There are three main clause types:

  • any-is iterates over all nodes form a container (like a prior query) as long as all criteria are met.
  • this-is checks if a specific node satisfies requirements recursively navigating the parents list. In some sense it is a local version of any-is since any element satisfying any-is will satisfy this-is and the converse is true as well.
  • any-has iterates over all nodes from a container (like a prior query), for which the is clause is tested against the query criterion. Those for which at least one solution is defined are picked.
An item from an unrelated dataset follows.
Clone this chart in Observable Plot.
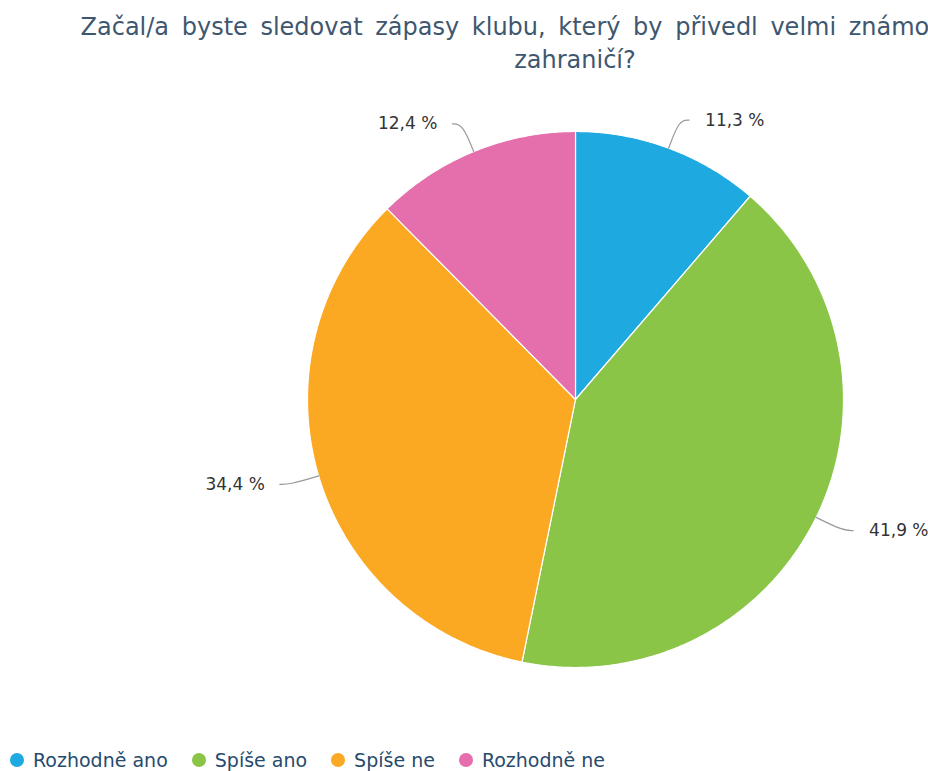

All queries are designed to be capturing. For each token, you can pass two arguments: - A label pattern - A function (lambda) to register such pattern This allows to record a map of captures for each valid match of the query.

Structure of queries#

A query is a linear sequence of query tokens. Most are meant to match specific features of the XML nodes, while some are used to control the “machine” running the validation process.
Every complete query must end with an accept() token.

Basic commands#

  • fork() to force splitting matching by continuing here and expanding down.
  • accept() to accept the current node and let the iterator go deeper.
  • type({...}) to match a subset of node type.
  • match_ns({exp}) to match the namespace, with exp being either a string or a boolean lambda.
  • match_name({exp}) to match the name, with exp being either a string or a boolean lambda.
  • match_value({exp}) to match the value, with exp being either a string or a boolean lambda.
  • match_all_text({exp}) to match the text, with exp being either a string or a boolean lambda.
  • attr({name, fn, ns}) if a given attribute (with namespace) satisfies the expressions (as string or boolean lambdas).

About attributes#

Attributes are handled differently compared to the rest of the XML nodes, because they are not. attr even in is queries will behave like a has. The presence of the attribute is being tested, but it will not be considered as the node to return. Still, they can be used as captures for a query.
If you must match and return attributes directly, you will have to do that by manually iterating or filtering them, like item.attrs() | std::views::filter(...).

String shorthands#

Several of the basic commands introduce earlier also have a simplified form based off string views:

  • "{ns}:{name}" matching namespace and name. Special values ? for each to determine anything matches that slot. Empty string is considered empty string, and not a generic “match all”.
  • * to accept any node and move forward.
  • ** to recursively fork.

Composition#

Tokens of a query can be composed by any of the following operators:

  • operator* to append right to the current (left) list
  • operator/ to append a next() AND right to left.

Applying queries#

Queries are applied either by:

  • Using the is, has or check functions.
  • The operators &, | or == which are their respective alias.

Applied queries return asynchronous generators, so they can be further piped by std::views::filter.